First, the good news. The Conservatives remain the dominant party of local government. Still more than Labour and the Lib Dems put together. We have almost 10,000 councillors – Labour have 5,100, the Lib Dems under 4,300. In these elections we have gained overall control of Craven, Gosport, Hart and Richmond-upon-Thames. The BNP have half as many councillors as they did a week ago – including a wipe out in Barking and Dagenham.
Secondly, the bad news. We made net losses on the Council elections on Thursday of 121. We lost control of Bury, Ealing, Enfield, Harrow, Hyndburn, Lincoln, Mole Valley, North Tyneside, Nuneaton and Bedworth and Solihull. Hounslow where we had done an excellent job with as minority administration saw us gain a seat but lose power as Labour gained more seats as the Lib Dem and residents assoc councillors were wiped out.
Naturally there will be plenty of thought given to why we lost where we did. One pause before too many recriminations should be on the higher turn out from having a General Election the same day. A high turnout doens't mean we lose. Boris Johnson won on a higher turnout that Ken Livingstone. We beat Labour in the General Election on a higher turnout than they beat us in 2005. But it is probably true that Conservative supporters have a greater motivation to go and vote than Labour supporters.

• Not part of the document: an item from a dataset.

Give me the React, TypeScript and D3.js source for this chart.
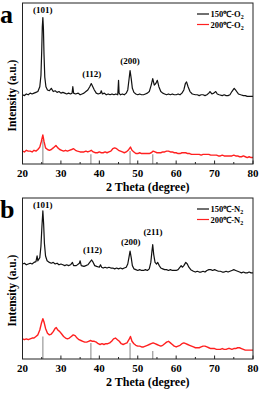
import * as d3 from 'd3';
import React, {useRef, useEffect} from 'react';

// 2 theta / intensity (a.u., 0-100 of panel height)
const blackA: [number, number][] = [
  [20, 43], [20.5, 42.5], [21, 43.5], [21.5, 43], [22, 44], [22.5, 43.5], [23, 44], [23.5, 44.5], [24, 45], [24.5, 48],
  [24.8, 55], [25.0, 70], [25.15, 85], [25.3, 91], [25.45, 84], [25.6, 68], [25.8, 54], [26.1, 48], [26.5, 46], [27, 45.5],
  [27.5, 47], [28, 45], [28.5, 45.5], [29, 44.5], [29.5, 45], [30, 44], [30.5, 44.5], [31, 44], [31.5, 43.5], [32, 44],
  [32.5, 43.5], [32.9, 44], [33.1, 48], [33.3, 44], [33.8, 43.5], [34.5, 44], [35, 43], [35.5, 43.5], [36, 44], [36.5, 45],
  [37, 46], [37.5, 48], [37.9, 50], [38.3, 48], [38.7, 46], [39.2, 44], [39.7, 43.5], [40.3, 44], [40.5, 45.5], [40.8, 43.5],
  [41.3, 44], [41.8, 43], [42.3, 43.5], [42.8, 43], [43.3, 43.5], [43.8, 43], [44.3, 43.5], [44.8, 43], [45.0, 52], [45.15, 44],
  [45.5, 43], [46, 43.5], [46.5, 43], [47, 44], [47.4, 46], [47.7, 52], [48.0, 58], [48.3, 53], [48.6, 47], [49, 44.5],
  [49.5, 43.5], [50, 43], [50.5, 43.5], [51, 43], [51.5, 43], [52, 43.5], [52.5, 44], [53, 45], [53.5, 49], [53.9, 53],
  [54.3, 49], [54.7, 50], [55.1, 52], [55.5, 48], [56, 45], [56.5, 44], [57, 43.5], [57.5, 43], [58, 43.5], [58.5, 43],
  [59, 43.5], [59.5, 43], [60, 43], [60.5, 43.5], [61, 43], [61.5, 44], [62, 46], [62.4, 50], [62.7, 51], [63.1, 48],
  [63.6, 45], [64.2, 43.5], [65, 43], [65.5, 43], [66, 42.5], [66.5, 43], [67, 43], [67.5, 42.5], [68, 43], [68.5, 44],
  [68.8, 45], [69.3, 43.5], [69.8, 44], [70.3, 45], [70.7, 43.5], [71.2, 43], [72, 42.5], [72.5, 43], [73, 42.5], [73.5, 42.5],
  [74, 43], [74.5, 45], [75.1, 47], [75.6, 45.5], [76.2, 43.5], [76.8, 43], [77.5, 42.5], [78, 42.5], [78.5, 42], [79, 42],
  [79.5, 42], [80, 42]
];

const redA: [number, number][] = [
  [20, 8], [20.5, 7.5], [21, 8.5], [21.5, 8], [22, 8], [22.5, 7.5], [23, 8.5], [23.5, 8], [24, 9], [24.5, 10.5],
  [24.9, 14], [25.3, 18], [25.6, 14], [26, 10], [26.5, 9], [27, 8.5], [27.5, 9], [28, 10], [28.7, 11.5], [29.2, 10],
  [29.7, 9], [30.2, 8.5], [30.7, 8], [31.2, 8.5], [31.7, 8], [32.2, 8.5], [32.8, 9], [33.3, 9.5], [33.8, 8.5], [34.3, 8],
  [35, 7.5], [35.5, 7.5], [36, 7.5], [36.5, 8], [37, 7.5], [37.5, 8], [37.9, 8.5], [38.4, 7.5], [39, 7], [39.5, 7],
  [40, 7.5], [40.5, 7], [41, 7], [41.5, 7.5], [42, 7], [42.5, 7.5], [43, 8], [43.5, 9.5], [44, 10], [44.5, 9.5],
  [45, 8.5], [45.5, 8], [46, 7.5], [46.5, 7], [47, 7.5], [47.5, 8.5], [48.1, 10.5], [48.5, 8.5], [49, 7.5], [49.5, 6.5],
  [50, 6.5], [50.5, 7], [51, 6.5], [51.5, 6.5], [52, 6.5], [52.5, 6.5], [53, 6.5], [53.5, 7], [54, 8], [54.5, 7.5],
  [55, 7], [55.5, 7], [56, 7], [56.5, 7.5], [57, 7.5], [57.5, 8], [58, 8], [58.5, 7.5], [59, 7.5], [59.5, 7],
  [60, 7], [60.5, 6.5], [61, 6.5], [61.5, 7], [62, 7], [62.5, 7], [63, 6.5], [63.5, 6.5], [64, 6], [64.5, 6],
  [65, 6], [65.5, 6], [66, 6], [66.5, 5.5], [67, 6], [67.5, 6], [68, 6], [68.5, 6], [69, 5.5], [69.5, 5.5],
  [70, 5.5], [70.5, 5.5], [71, 5], [71.5, 5], [72, 5.5], [72.5, 5], [73, 5], [73.5, 5], [74, 5], [74.5, 5],
  [75, 5.5], [75.5, 5], [76, 5], [76.5, 4.5], [77, 4.5], [77.5, 5], [78, 4.5], [78.5, 4], [79, 4.5], [79.5, 4], [80, 4]
];

const blackB: [number, number][] = [
  [20, 59], [20.5, 59.5], [21, 58.5], [21.5, 59], [22, 59.5], [22.5, 59], [23, 60], [23.5, 60.5], [23.8, 64], [24.0, 61],
  [24.5, 63], [24.8, 70], [25.05, 82], [25.3, 92], [25.5, 84], [25.7, 72], [26, 64], [26.4, 61], [27, 60], [27.5, 59.5],
  [28, 60], [28.5, 59], [29, 59.5], [29.5, 58.5], [30, 59], [30.5, 58.5], [31, 58], [31.5, 58.5], [32, 58], [32.5, 58.5],
  [33, 60], [33.3, 58], [34, 58], [34.8, 59.5], [35, 61], [35.3, 58], [36, 57.5], [36.5, 58], [37, 58.5], [37.5, 60],
  [38, 61.5], [38.4, 60], [38.8, 58], [39.3, 57.5], [40, 57], [40.3, 58.5], [40.6, 57], [41, 56.5], [41.5, 57], [42, 56.5],
  [42.5, 57], [43, 56.5], [43.5, 56.5], [44, 56], [44.5, 56.5], [45, 56], [45.5, 56.5], [46, 56], [46.5, 56.5], [47, 57],
  [47.4, 59], [47.7, 63], [48.0, 67], [48.3, 63], [48.6, 58], [49, 56], [49.5, 55.5], [50, 55], [50.5, 55.5], [51, 55],
  [51.5, 55], [52, 55.5], [52.5, 55], [53, 56], [53.4, 60], [53.7, 67], [53.9, 71], [54.15, 65], [54.5, 60], [54.9, 59],
  [55.2, 60], [55.6, 58], [56, 56.5], [56.5, 56], [57, 55.5], [57.5, 55.5], [58, 55], [58.5, 55.5], [59, 55], [59.5, 55],
  [60, 55], [60.5, 55.5], [61, 57], [61.3, 58], [61.6, 57], [62, 58], [62.5, 60], [62.9, 59], [63.3, 57], [63.8, 55.5],
  [64.5, 54.5], [65, 54], [65.5, 54.5], [66, 54], [66.5, 54], [67, 54.5], [67.5, 54], [68, 55], [68.5, 55.5], [69, 55.5],
  [69.5, 55], [70, 55.5], [70.5, 55], [71, 54.5], [71.5, 54.5], [72, 54], [72.5, 54], [73, 54.5], [73.5, 54], [74, 54.5],
  [74.5, 55], [75, 55.5], [75.5, 55], [76, 54.5], [76.5, 54], [77, 53.5], [77.5, 54], [78, 53.5], [78.5, 53.5], [79, 54],
  [79.5, 53.5], [80, 53.5]
];

const redB: [number, number][] = [
  [20, 12.5], [20.5, 12], [21, 12.5], [21.5, 12], [22, 12.5], [22.5, 13], [23, 13], [23.5, 14], [24, 15], [24.5, 18],
  [24.9, 22], [25.3, 25], [25.6, 23], [26, 19], [26.5, 16], [27, 15], [27.5, 15.5], [28, 17], [28.5, 19], [28.8, 19.5],
  [29.2, 18], [29.7, 17], [30.2, 15.5], [30.7, 14], [31.2, 13], [31.7, 12.5], [32.2, 13], [32.7, 14], [33.2, 15], [33.7, 14.5],
  [34.2, 13], [34.7, 12], [35.2, 11.5], [35.7, 11], [36.2, 10.5], [36.7, 10.5], [37.2, 11], [37.7, 11.5], [38.2, 11], [38.7, 11],
  [39.2, 10.5], [39.7, 9.5], [40.2, 9], [40.7, 9.5], [41.2, 9], [41.7, 9.5], [42.2, 9.5], [42.7, 10], [43.2, 11], [43.7, 12.5],
  [44.2, 13], [44.7, 12], [45.2, 11], [45.7, 9.5], [46.2, 9], [46.7, 9.5], [47.2, 10], [47.7, 12], [48.1, 14], [48.5, 11],
  [49, 9.5], [49.5, 8.5], [50, 8], [50.5, 8], [51, 7.5], [51.5, 7.5], [52, 8], [52.5, 8.5], [53, 9], [53.5, 9.5],
  [54, 10], [54.5, 9.5], [55, 9], [55.5, 8.5], [56, 8], [56.5, 8.5], [57, 9.5], [57.5, 10.5], [58, 11], [58.5, 10],
  [59, 9], [59.5, 8], [60, 7.5], [60.5, 8], [61, 8.5], [61.5, 9.5], [62, 10], [62.5, 9.5], [63, 9], [63.5, 8.5],
  [64, 8], [64.5, 7.5], [65, 7], [65.5, 7], [66, 7], [66.5, 7.5], [67, 8], [67.5, 8], [68, 7.5], [68.5, 7],
  [69, 6.5], [69.5, 6.5], [70, 6.5], [70.5, 6], [71, 6], [71.5, 6], [72, 6.5], [72.5, 6], [73, 6], [73.5, 6.5],
  [74, 6.5], [74.5, 6], [75, 6.5], [75.5, 6.5], [76, 7], [76.5, 7], [77, 6.5], [77.5, 6], [78, 5.5], [78.5, 5.5],
  [79, 5.5], [79.5, 5.5], [80, 5.5]
];

// reference (JCPDS) sticks
const sticksA: [number, number][] = [[25.3, 15], [37.8, 6], [48.0, 8], [53.9, 6]];
const sticksB: [number, number][] = [[25.3, 14], [37.8, 10], [48.0, 10], [53.9, 5]];

const planesA: [string, number, number][] = [["(101)", 25.3, 94], ["(112)", 38.0, 54], ["(200)", 48.0, 62]];
const planesB: [string, number, number][] = [["(101)", 25.3, 94], ["(112)", 38.2, 66], ["(200)", 48.2, 71], ["(211)", 54.0, 77]];

const xTicks = [20, 30, 40, 50, 60, 70, 80];
const xMinor = [25, 35, 45, 55, 65, 75];

const font = "'Liberation Serif', 'Times New Roman', serif";

interface Panel {
  letter: string;
  top: number;
  bottom: number;
  black: [number, number][];
  red: [number, number][];
  sticks: [number, number][];
  planes: [string, number, number][];
  gas: string;
}

const panels: Panel[] = [
  {letter: "a", top: 3, bottom: 164, black: blackA, red: redA, sticks: sticksA, planes: planesA, gas: "O"},
  {letter: "b", top: 198, bottom: 359, black: blackB, red: redB, sticks: sticksB, planes: planesB, gas: "N"},
];

const App = () => {
  const ref = useRef<SVGSVGElement>(null);

  useEffect(() => {
    const svg = d3.select(ref.current);
    svg.selectAll("*").remove();

    const left = 22.5, right = 253;
    const x = d3.scaleLinear().domain([20, 80]).range([left, right]);

    panels.forEach(p => {
      const y = d3.scaleLinear().domain([0, 100]).range([p.bottom, p.top]);
      const g = svg.append("g");

      // sticks
      g.selectAll("line.stick")
      .data(p.sticks)
      .enter()
      .append("line")
      .attr("x1", d => x(d[0])).attr("x2", d => x(d[0]))
      .attr("y1", p.bottom).attr("y2", d => y(d[1]))
      .attr("stroke", "#a0a0a0")
      .attr("stroke-width", 1.3);

      const line = d3.line<[number, number]>()
      .x(d => x(d[0]))
      .y(d => y(d[1]));

      g.append("path").attr("d", line(p.red)).attr("fill", "none")
      .attr("stroke", "#ff2020").attr("stroke-width", 1.4).attr("stroke-linejoin", "round");
      g.append("path").attr("d", line(p.black)).attr("fill", "none")
      .attr("stroke", "#111").attr("stroke-width", 1.2).attr("stroke-linejoin", "round");

      // frame
      g.append("rect")
      .attr("x", left).attr("y", p.top)
      .attr("width", right - left).attr("height", p.bottom - p.top)
      .attr("fill", "none").attr("stroke", "#222").attr("stroke-width", 1);

      // ticks
      g.selectAll("line.major")
      .data(xTicks)
      .enter()
      .append("line")
      .attr("x1", d => x(d)).attr("x2", d => x(d))
      .attr("y1", p.bottom).attr("y2", p.bottom - 3.5)
      .attr("stroke", "#222");
      g.selectAll("line.minor")
      .data(xMinor)
      .enter()
      .append("line")
      .attr("x1", d => x(d)).attr("x2", d => x(d))
      .attr("y1", p.bottom).attr("y2", p.bottom - 2)
      .attr("stroke", "#222");

      g.selectAll("text.tick")
      .data(xTicks)
      .enter()
      .append("text")
      .attr("x", d => x(d))
      .attr("y", p.bottom + 12.5)
      .attr("text-anchor", "middle")
      .attr("font-family", font)
      .attr("font-weight", "bold")
      .attr("font-size", 11)
      .text(d => d);

      g.append("text")
      .attr("x", (left + right) / 2 + 10)
      .attr("y", p.bottom + 27)
      .attr("text-anchor", "middle")
      .attr("font-family", font)
      .attr("font-weight", "bold")
      .attr("font-size", 12)
      .text("2 Theta (degree)");

      g.append("text")
      .attr("transform", `translate(15.5,${(p.top + p.bottom) / 2 + 12}) rotate(-90)`)
      .attr("text-anchor", "middle")
      .attr("font-family", font)
      .attr("font-weight", "bold")
      .attr("font-size", 11.5)
      .text("Intensity (a.u.)");

      g.append("text")
      .attr("x", 0)
      .attr("y", p.top + 20)
      .attr("font-family", font)
      .attr("font-weight", "bold")
      .attr("font-size", 26)
      .text(p.letter);

      // plane labels
      g.selectAll("text.plane")
      .data(p.planes)
      .enter()
      .append("text")
      .attr("x", d => x(d[1]))
      .attr("y", d => y(d[2]))
      .attr("text-anchor", "middle")
      .attr("font-family", font)
      .attr("font-weight", "bold")
      .attr("font-size", 9)
      .text(d => d[0]);

      // legend
      const legend = [["150", "#111"], ["200", "#ff2020"]];
      legend.forEach(([t, c], i) => {
        const ly = p.top + 11 + i * 10.5;
        g.append("line")
        .attr("x1", 197).attr("x2", 209)
        .attr("y1", ly).attr("y2", ly)
        .attr("stroke", c).attr("stroke-width", 1.2);
        const txt = g.append("text")
        .attr("x", 210.5).attr("y", ly + 3)
        .attr("font-family", font)
        .attr("font-weight", "bold")
        .attr("font-size", 8.5);
        txt.append("tspan").text(`${t}℃-${p.gas}`);
        txt.append("tspan").attr("font-size", 6).attr("dy", 2).text("2");
      });
    });
  }, []);

  return (
    <svg ref={ref} width={259} height={394}
         style={{position: "absolute", left: 0, top: 0, background: "#fff"}}>
    </svg>
  );
}

export default App;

In Hammersmith and Fulham I was pleased to be reelected on Thursday. More people voted for me but my majority went down. On Thursday I got 2,107 and my majoroty aginst my highest placed Labour opponent was 252. Four years ago I got 1,725 votes but my majority against the highest placed Labor opponent was 498.
Across the borough we broadly replicated our landslide victory of four years ago, just losing a couple of seats. We won 31-15, while last time it was 33-13. But the canvassing had shown us gaining ground. I don't think the canvassing was wrong. If we had a straight comparison of Council elections on the same basis I believe we would have won seats. The factor that changed that was the General Election.
I suspect that Ealing, Harrow and Enfield would still have Conservative councils had the General Election not been on the same day. However I also suspect that had they cut the Council Tax each year for the last four years they would have managed to sustain that challenge of an increased turnout while in Hammersmith and Fulham if we had pushed up the Council Tax on the level we inherited from Labour – rather than cut it – that I would no longer be a councillor and that Labour would have regained control of Hammersmith and Fulham.
What was most disappointing was the failure for us to win the Hammersmith constituency in the General Election. Shaun Bailey was a most outstanding candidate. I hope he will stand again next time (whenever that is). Labour ran a very targeted campaign with messages for council Tenants, Housing Association tenants, Muslims, pensioners, mothers with young children and so on. Each group got it's own targeted batch of lies. A lie is half way round the world before the truth has got its boots on. We worked hard to counter it. But evidently not hard enough. Sorry, Shaun.